30.11.20

Exílio apocalíptico

Ólafur Arnalds, “Ekki Mugsa”, in https://www.youtube.com/watch?v=eZ4B13ngUrY

Deixava os sonhos no formol que reiterava no constante lugar. O constante lugar: seu era o lugar, seu como pórtico de identidade. E, todavia, queria despojá-lo de conteúdo, torná-lo um não-lugar, erradicado dos mapas relevantes. Lembrava-se: é preciso coragem para alguém deixar a terra e lançar âncora num lugar desconhecido, com um idioma ininteligível, sem garantias a não ser um temível abismo de incerteza. Será como perder o chão sob os pés. O que dizer, então, dos exilados?

Em sonhos por si comandados, prometera um exílio com toda a pompa. Como se fosse acossado e a vida estivesse no frágil fio da prescrição, dissidente dos comandos imperativos do sistema. Talvez fosse o pretexto para emalar a vida para um lugar estranho e, uma vez forasteiro, arrimasse ao exílio disputado. Ou apenas pretexto para varrer as aragens rotineiras que o importunavam. Era um estranho sentimento que se apoderava: sabia onde hastear as raízes, mas nada o identificava com aquele lugar. 

E o que seria este exílio?
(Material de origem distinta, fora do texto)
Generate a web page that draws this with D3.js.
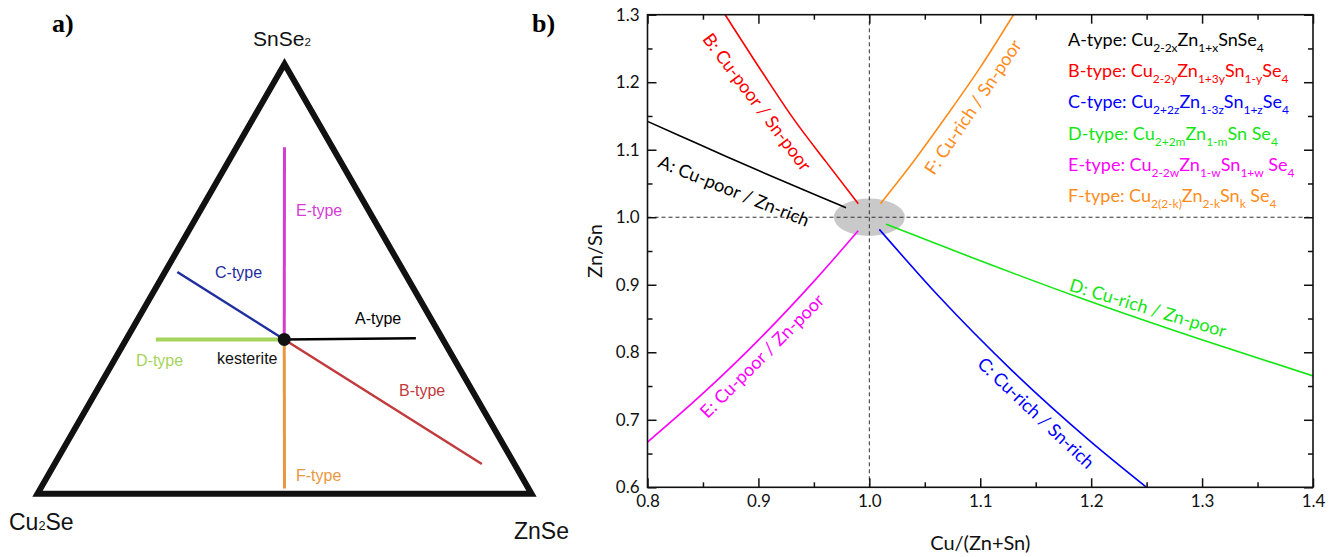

Os sonhos, por mais que os industriasse, não deslaçavam a incógnita. Era o lado da equação que não conseguia resolver. Podia ser um exílio condoído, amesquinhando a resolução que tomara de deixar a terra mátria. Antes de haver um precipitado juízo, não seria má ideia demorar no diagnóstico. E se o lugar escolhido fosse um equívoco, não haveria lugar a um remédio, à demanda de outro lugar como mapa do exílio?

Nunca o saberia. Nem na ficção elaborada por intermédio dos sonhos que albardava no ócio especulativo. Deu conta de um luxo subavaliado. A oposição ao lugar enraizado é uma dor de crescimento, um punhal subcutâneo. Uma excrescência dos luxos de quem desconhece provações que marginalizam de um módico de direitos e comodidades. São as dores próprias de uma extenuação imprópria, ou apenas a condição insubmissa de quem desarmadilha o povoado da criatividade e não se contenta com a afluência e a paz limítrofe. 

Um exílio destes, não fosse motivado por um súbito acesso de nomadismo, seria um exílio apocalíptico. Um espancamento autoinfligido, selando uma autofagia só reconhecida a destempo. Como são todos os suicídios involuntários.